[start of Stored records]

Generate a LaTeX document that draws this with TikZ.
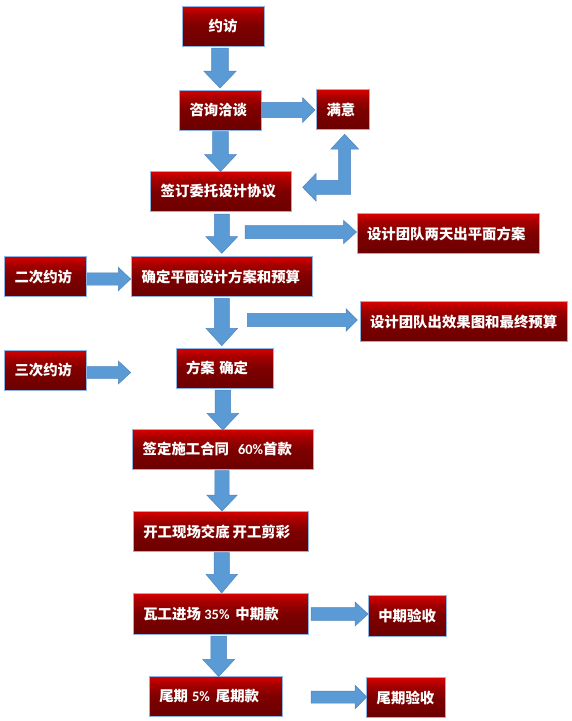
\documentclass[tikz,border=0pt]{standalone}
\usepackage{fontspec}
\newfontfamily\cjk{Noto Sans CJK SC}
\newfontfamily\lat{Carlito}
\definecolor{rtop}{RGB}{215,0,0}
\definecolor{rupper}{RGB}{165,0,0}
\definecolor{rmid}{RGB}{125,0,0}
\definecolor{rbot}{RGB}{108,0,0}
\definecolor{boxborder}{RGB}{141,180,226}
\definecolor{arrowblue}{RGB}{91,155,213}
\definecolor{arrowedge}{RGB}{78,132,192}
\pgfdeclareverticalshading{boxshade}{100bp}{color(0bp)=(rbot); color(25bp)=(rbot); color(50bp)=(rmid); color(65bp)=(rupper); color(75bp)=(rtop); color(100bp)=(rtop)}
\tikzset{
  flowbox/.style={draw=boxborder, line width=0.9pt, shade, shading=boxshade,
    inner xsep=10pt, inner ysep=0pt, text=white, align=left,
    font=\cjk\bfseries\fontsize{14.4}{16}\selectfont},
  barrow/.style={fill=arrowblue, draw=arrowedge, line width=0.5pt, line join=miter}
}
% #1 name, #2 x1, #3 y1, #4 x2, #5 y2, #6 alignment, #7 text
\newcommand\flowbox[7]{%
  \pgfmathsetmacro\fbw{#4-#2}%
  \pgfmathsetmacro\fbh{#5-#3}%
  \pgfmathsetmacro\fbtw{#4-#2-20}%
  \pgfmathsetmacro\fbcx{(#2+#4)/2}%
  \pgfmathsetmacro\fbcy{(#3+#5)/2}%
  \node[flowbox, align=#6, minimum width=\fbw pt, minimum height=\fbh pt, text width=\fbtw pt] (#1) at (\fbcx,\fbcy) {\mbox{#7}};%
}
% down block arrow: #1 cx, #2 top, #3 head start, #4 tip, #5 shaft half, #6 head half
\newcommand\downarr[6]{%
  \draw[barrow] ({#1-#5},#2) -- ({#1+#5},#2) -- ({#1+#5},#3) -- ({#1+#6},#3) -- (#1,#4) -- ({#1-#6},#3) -- ({#1-#5},#3) -- cycle;}
% right block arrow: #1 cy, #2 left, #3 head start, #4 tip, #5 shaft half, #6 head half
\newcommand\rightarr[6]{%
  \draw[barrow] (#2,{#1-#5}) -- (#3,{#1-#5}) -- (#3,{#1-#6}) -- (#4,#1) -- (#3,{#1+#6}) -- (#3,{#1+#5}) -- (#2,{#1+#5}) -- cycle;}
\newcommand\pct[1]{{\lat\bfseries #1}}
\begin{document}
\begin{tikzpicture}[x=1pt,y=-1pt]
\fill[white] (0,0) rectangle (572,721);
\useasboundingbox (0,0) rectangle (572,721);

% boxes
\flowbox{yf}{182}{6}{264}{46}{center}{约访}
\flowbox{zx}{179.5}{90}{261.5}{130}{left}{咨询洽谈}
\flowbox{my}{316.5}{89.5}{369.5}{129.5}{left}{满意}
\flowbox{qd}{150.7}{171.7}{291.3}{211.3}{left}{签订委托设计协议}
\flowbox{sja}{357}{213.5}{539}{253.5}{left}{设计团队两天出平面方案}
\flowbox{ec}{4.5}{256.7}{86}{296.7}{left}{二次约访}
\flowbox{qp}{131.7}{256.7}{312}{296.7}{left}{确定平面设计方案和预算}
\flowbox{sjb}{360}{301.7}{567.5}{341.7}{left}{设计团队出效果图和最终预算}
\flowbox{sc}{4.5}{350}{86}{390}{left}{三次约访}
\flowbox{fa}{176}{348.3}{273}{388.3}{left}{方案\hspace{4.5pt}确定}
\flowbox{sg}{132.7}{429.3}{313.3}{469.3}{left}{签定施工合同\hspace{9pt}\pct{60\%}首款}
\flowbox{kg}{133.3}{511.7}{308.3}{551.3}{left}{开工现场交底\hspace{3pt}开工剪彩}
\flowbox{wg}{133.3}{593.3}{308.3}{634}{left}{瓦工进场\hspace{3.5pt}\pct{35\%}\hspace{6pt}中期款}
\flowbox{zq}{368.3}{595.7}{446.7}{636}{left}{中期验收}
\flowbox{wq}{149.3}{676.7}{282.7}{716}{left}{尾期\hspace{4pt}\pct{5\%}\hspace{6pt}尾期款}
\flowbox{wy}{366.7}{677.7}{445.7}{717.7}{left}{尾期验收}

% down arrows
\downarr{220}{48}{71}{88}{8.3}{16.3}
\downarr{220.5}{131.7}{154.5}{171.5}{7.8}{16}
\downarr{221.8}{214}{236.7}{253.3}{7.5}{15.8}
\downarr{221.8}{298.3}{328.3}{345.7}{7.5}{15.8}
\downarr{222.8}{390}{413.3}{430}{7.8}{15.8}
\downarr{222}{470.7}{495}{511}{7.2}{15.3}
\downarr{221.7}{552.7}{574.3}{593}{7.7}{15.7}
\downarr{218.7}{636}{659.3}{676.5}{7.8}{16}

% right arrows
\rightarr{110}{261.7}{302.7}{315}{7.7}{12.2}
\rightarr{232}{245}{343.5}{356.5}{6.5}{11.7}
\rightarr{279}{87.3}{118.3}{130.7}{6.2}{11.7}
\rightarr{320}{247.3}{346}{357.3}{6.7}{11.3}
\rightarr{372.5}{87.3}{118.3}{130.7}{5.8}{11.5}
\rightarr{614}{311}{355}{368}{6.3}{12}
\rightarr{697}{311}{355}{366.7}{6}{11.8}

% bent arrow from 签订委托设计协议 up to 满意
\draw[barrow] (344.7,134.3) -- (358.5,149) -- (350.7,149) -- (350.7,194.3)
  -- (316,194.3) -- (316,201) -- (302.7,187.3) -- (316,173.5) -- (316,180.3)
  -- (338.7,180.3) -- (338.7,149) -- (330.9,149) -- cycle;
\end{tikzpicture}
\end{document}
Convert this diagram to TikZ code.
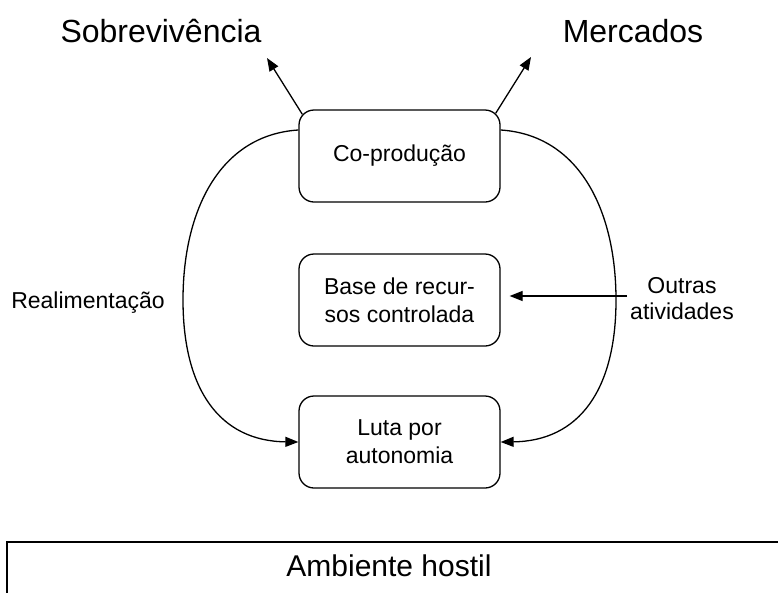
\documentclass[tikz,border=0pt]{standalone}
\usepackage{fontspec}
\setmainfont{Liberation Sans}
\usetikzlibrary{arrows.meta}
\begin{document}
\begin{tikzpicture}[x=1pt,y=-1pt,
  box/.style={draw,line width=1.3pt,rounded corners=15pt,minimum width=201pt,minimum height=92pt,inner sep=0pt,align=center,font=\fontsize{23}{28}\selectfont},
  big/.style={font=\fontsize{32}{38}\selectfont,inner sep=0pt},
  small/.style={font=\fontsize{23}{26}\selectfont,align=center,inner sep=0pt},
  arr/.style={line width=1.3pt,-{Triangle[length=13pt,width=10pt]}},
  line/.style={line width=1.3pt}]
\useasboundingbox (0,0) rectangle (778,592);
\clip (0,0) rectangle (778,592);
\node[box] (co) at (399.5,156) {Co-produção};
\node[box] (base) at (399.5,300) {Base de recur-\\sos controlada};
\node[box] (luta) at (399.5,442) {Luta por\\autonomia};
\node[big] (sobre) at (161,31) {Sobrevivência};
\node[big] (merc) at (633,31) {Mercados};
\node[small] (realim) at (88,303) {Realimentação};
\node[small] (outras) at (682,299) {Outras\\atividades};
\coordinate (t1) at (267,58);
\coordinate (t2) at (531,57);
\coordinate (oa) at (627,296);
\draw[arr] ([shift={(4,5)}]co.north west) -- (t1);
\draw[arr] ([shift={(-5,4)}]co.north east) -- (t2);
\draw[arr] ([yshift=26pt]co.west) .. controls (220,135) and (183,210) .. (183,300) .. controls (183,390) and (220,441) .. (luta.west);
\draw[arr] ([yshift=26pt]co.east) .. controls (579,135) and (616,210) .. (616,300) .. controls (616,390) and (579,441) .. (luta.east);
\draw[arr] (oa) -- ([xshift=9pt,yshift=4pt]base.east);
\draw[line width=1.5pt] (7,600) -- (7,542) -- (790,542);
\node[font=\fontsize{30}{36}\selectfont,inner sep=0pt] (amb) at (389,566) {Ambiente hostil};
\end{tikzpicture}
\end{document}
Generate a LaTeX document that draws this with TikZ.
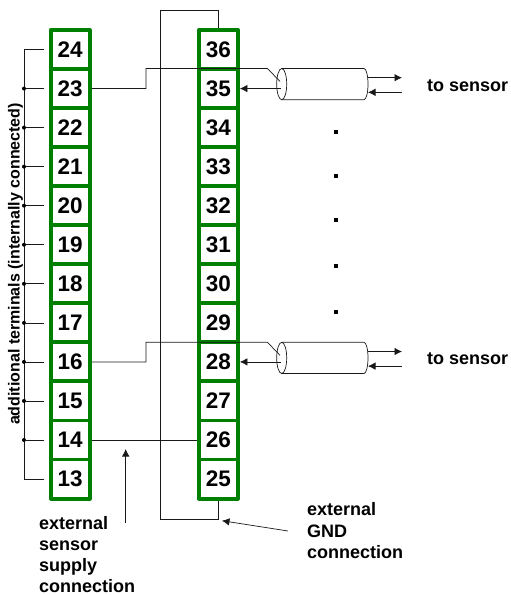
\documentclass[tikz,border=0pt]{standalone}
\usepackage{fontspec}
\setmainfont{Liberation Sans}
\usetikzlibrary{arrows.meta,shapes.geometric}
\definecolor{termgreen}{RGB}{0,128,0}
\tikzset{
  x=1pt,y=-1pt,
  term/.style={draw=termgreen,line width=3.9pt,line join=round,fill=white,minimum width=39pt,minimum height=39.05pt,inner sep=0pt,font=\bfseries\fontsize{22.5}{22.5}\selectfont,text=black,anchor=center},
  wire/.style={draw=black!90,line width=.7pt},
  arr/.style={wire,-{Latex[length=7.5pt,width=7.5pt]}},
  lab/.style={font=\bfseries\fontsize{18}{21.2}\selectfont,align=left,anchor=north west,inner sep=0pt},
  junction/.style={circle,fill=black,inner sep=0pt,minimum size=4pt},
  dotmark/.style={fill=black,inner sep=0pt,minimum size=4pt}
}
\begin{document}
\begin{tikzpicture}
\useasboundingbox (0,0) rectangle (511,595);
\coordinate (gt) at (160.5,10.5);
\coordinate (gb) at (160.5,519);
\foreach \n [count=\i from 0] in {24,23,22,21,20,19,18,17,16,15,14,13}{
  \node[term] (t\n) at (70.2,{49.5+\i*39.05}) {\n};
}
\foreach \n [count=\i from 0] in {36,35,34,33,32,31,30,29,28,27,26,25}{
  \node[term] (t\n) at (218.4,{49.5+\i*39.05}) {\n};
}
\draw[wire] (t36.north) |- (gt) -- (gb) -| (t25.south);
\coordinate (bx) at (24,0);
\coordinate (sx) at (44,0);
\draw[wire] (sx|-t24) -- (bx|-t24) -- (bx|-t13) -- (sx|-t13);
\foreach \n in {23,22,21,20,19,18,17,16,15,14}{
  \node[junction] (j\n) at (bx|-t\n) {};
  \draw[wire] (j\n) -- (sx|-t\n);
}
\node[font=\bfseries\fontsize{16}{16}\selectfont,rotate=90,inner sep=0pt] (addl) at (15.5,264) {additional terminals (internally connected)};
\foreach \a/\yy/\b in {23/68.5/35,16/342.3/28}{
  \coordinate (k\a) at (146,\yy);
  \coordinate (s\a) at (267.5,\yy);
  \coordinate (e\a) at (280,{\yy+13});
  \draw[wire,fill=white] (281.7,\yy) -- (364,\yy) arc[start angle=-90,end angle=90,x radius=4,y radius=15.6] -- (281.7,{\yy+31.2});
  \draw[wire] (281.7,\yy) arc[start angle=-90,end angle=270,x radius=5,y radius=15.6];
  \draw[wire] (t\a.east) -| (k\a) -- (s\a) -- (e\a);
  \coordinate (c\b) at (281,0);
  \draw[arr] (c\b|-t\b) -- (t\b.east);
  \coordinate (o\b) at (368,{\yy+9.2});
  \coordinate (ot\b) at (402,{\yy+9.2});
  \draw[arr] (o\b) -- (ot\b);
  \coordinate (p\b) at (402,{\yy+23.8});
  \coordinate (q\b) at (368,{\yy+23.8});
  \draw[arr] (p\b) -- (q\b);
}
\node[lab,anchor=base west] (s1) at (427,91) {to sensor};
\node[lab,anchor=base west] (s2) at (427,364.5) {to sensor};
\foreach \y [count=\k] in {132,176,220,266,312}{\node[dotmark] (d\k) at (336,\y) {};}
\draw[wire] (t14.east) -- (t26.west);
\coordinate (sa) at (125.7,523);
\coordinate (sb) at (125.7,449);
\draw[arr] (sa) -- (sb);
\node[lab] (supply) at (39,516) {external\\sensor\\supply\\connection};
\coordinate (ga) at (288,531);
\coordinate (gc) at (222,520.7);
\draw[arr] (ga) -- (gc);
\node[lab] (gnd) at (307,502.7) {external\\GND\\connection};
\end{tikzpicture}
\end{document}
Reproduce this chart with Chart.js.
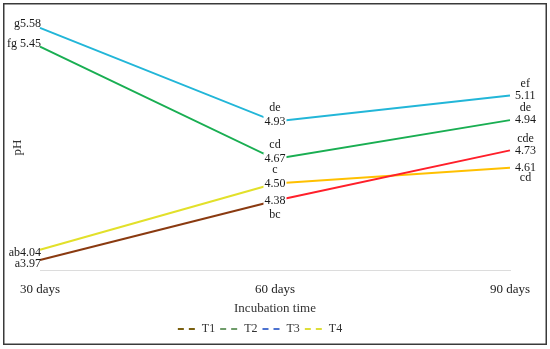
<!DOCTYPE html>
<html>
<head>
<meta charset="utf-8">
<script src="https://cdn.jsdelivr.net/npm/chart.js@4"></script>
<style>
  html, body { margin: 0; padding: 0; background: #fff; }
  #wrap { width: 550px; height: 349px; position: relative; }
</style>
</head>
<body>
<div id="wrap"><canvas id="ph-chart"></canvas></div>
<script>
// data
const days = ['30 days', '60 days', '90 days'];
const seriesNames = ['T1', 'T2', 'T3', 'T4'];
const t1 = [3.97, 4.38, 4.73];
const t2 = [5.45, 4.67, 4.94];
const t3 = [5.58, 4.93, 5.11];
const t4 = [4.04, 4.50, 4.61];
const t1Letters = ['a', 'bc', 'cde'];
const t2Letters = ['fg ', 'cd', 'de'];
const t3Letters = ['g', 'de', 'ef'];
const t4Letters = ['ab', 'c', 'cd'];

const letters = [t1Letters, t2Letters, t3Letters, t4Letters];
// line colours per segment (first: 30->60, second: 60->90)
const segColors = [['#8a3a10', '#ff1f2a'], ['#19ae52', '#19ae52'], ['#22b6d8', '#22b6d8'], ['#e2e02a', '#ffc000']];
const legendColors = ['#7a6010', '#6f9c6a', '#4d72d0', '#dede3a'];
// label placement: 30-day vertical nudge, whether letter sits below the value
const dy30 = [4, -3, -4, 3];
const letterBelow = [[false, true, false], [false, false, false], [false, false, false], [false, false, true]];

const FONT = '"Liberation Serif", "Times New Roman", serif';

const labelPlugin = {
  id: 'sigLabels',
  afterDatasetsDraw(chart) {
    const c = chart.ctx;
    c.save();
    c.font = '12px ' + FONT;
    c.fillStyle = '#1a1a1a';
    c.textBaseline = 'middle';
    chart.data.datasets.forEach((ds, d) => {
      const meta = chart.getDatasetMeta(d);
      meta.data.forEach((pt, i) => {
        const val = ds.data[i].toFixed(2);
        const let_ = letters[d][i];
        if (i === 0) {
          c.textAlign = 'right';
          c.fillText(let_ + val, pt.x + 1, pt.y + dy30[d]);
        } else if (i === 1) {
          const w = c.measureText(val).width;
          c.fillStyle = '#fff';
          c.fillRect(pt.x - w / 2 - 1, pt.y - 6, w + 2, 12);
          c.fillStyle = '#1a1a1a';
          c.textAlign = 'center';
          c.fillText(val, pt.x, pt.y);
          c.fillText(let_, pt.x, pt.y + (letterBelow[d][i] ? 14 : -14));
        } else {
          const w = c.measureText(val).width;
          c.textAlign = 'left';
          c.fillText(val, pt.x + 5, pt.y);
          c.textAlign = 'center';
          c.fillText(let_, pt.x + 5 + w / 2, pt.y + (letterBelow[d][i] ? 10 : -12));
        }
      });
    });
    c.restore();
  },
  afterDraw(chart) {
    const c = chart.ctx;
    c.save();
    c.strokeStyle = '#3a3a3a'; c.lineWidth = 1.5;
    c.strokeRect(3.75, 3.75, 542.5, 340.5);
    c.restore();
  }
};

const allSeries = [t1, t2, t3, t4];
const datasets = allSeries.map((vals, d) => ({
  label: seriesNames[d],
  data: vals,
  borderColor: segColors[d][0],
  backgroundColor: segColors[d][0],
  borderWidth: 2,
  pointRadius: 0,
  tension: 0,
  segment: { borderColor: s => segColors[d][s.p0DataIndex] }
}));

new Chart(document.getElementById('ph-chart'), {
  type: 'line',
  data: { labels: days, datasets },
  options: {
    responsive: true, maintainAspectRatio: false, animation: false,
    layout: { padding: { left: 10, right: 40, top: 25, bottom: 4 } },
    plugins: {
      tooltip: { enabled: false },
      legend: {
        position: 'bottom',
        labels: {
          color: '#333', font: { family: FONT, size: 12 },
          usePointStyle: true, pointStyleWidth: 18, boxHeight: 12, padding: 5,
          generateLabels: ch => ch.data.datasets.map((ds, d) => ({
            text: ds.label, datasetIndex: d, pointStyle: 'line',
            strokeStyle: legendColors[d], fillStyle: legendColors[d],
            lineWidth: 2, lineDash: [6, 5], fontColor: '#333'
          }))
        }
      }
    },
    scales: {
      x: {
        grid: { display: false },
        border: { display: true, color: '#dcdcdc', width: 1 },
        ticks: { color: '#222', font: { family: FONT, size: 13 }, padding: 4, maxRotation: 0 },
        title: { display: true, text: 'Incubation time', color: '#333', font: { family: FONT, size: 13 }, padding: { top: 2, bottom: 2 } },
        afterFit: s => { s.height = 48; }
      },
      y: {
        min: 3.9, max: 5.6,
        grid: { display: false },
        border: { display: false },
        ticks: { display: false },
        title: { display: true, text: 'pH', color: '#333', font: { family: FONT, size: 13 }, padding: 0 },
        afterFit: s => { s.width = 30; }
      }
    }
  },
  plugins: [labelPlugin]
});
</script>
</body>
</html>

[end of Stored records]

> _Task statement_: Find the word "this" in the entries above and gather every line that holds it.

> _Exercise output_:
Generate a LaTeX document that draws this with TikZ.
Convert this diagram to TikZ code.
Generate a LaTeX document that draws this with TikZ.
Reproduce this chart with Chart.js.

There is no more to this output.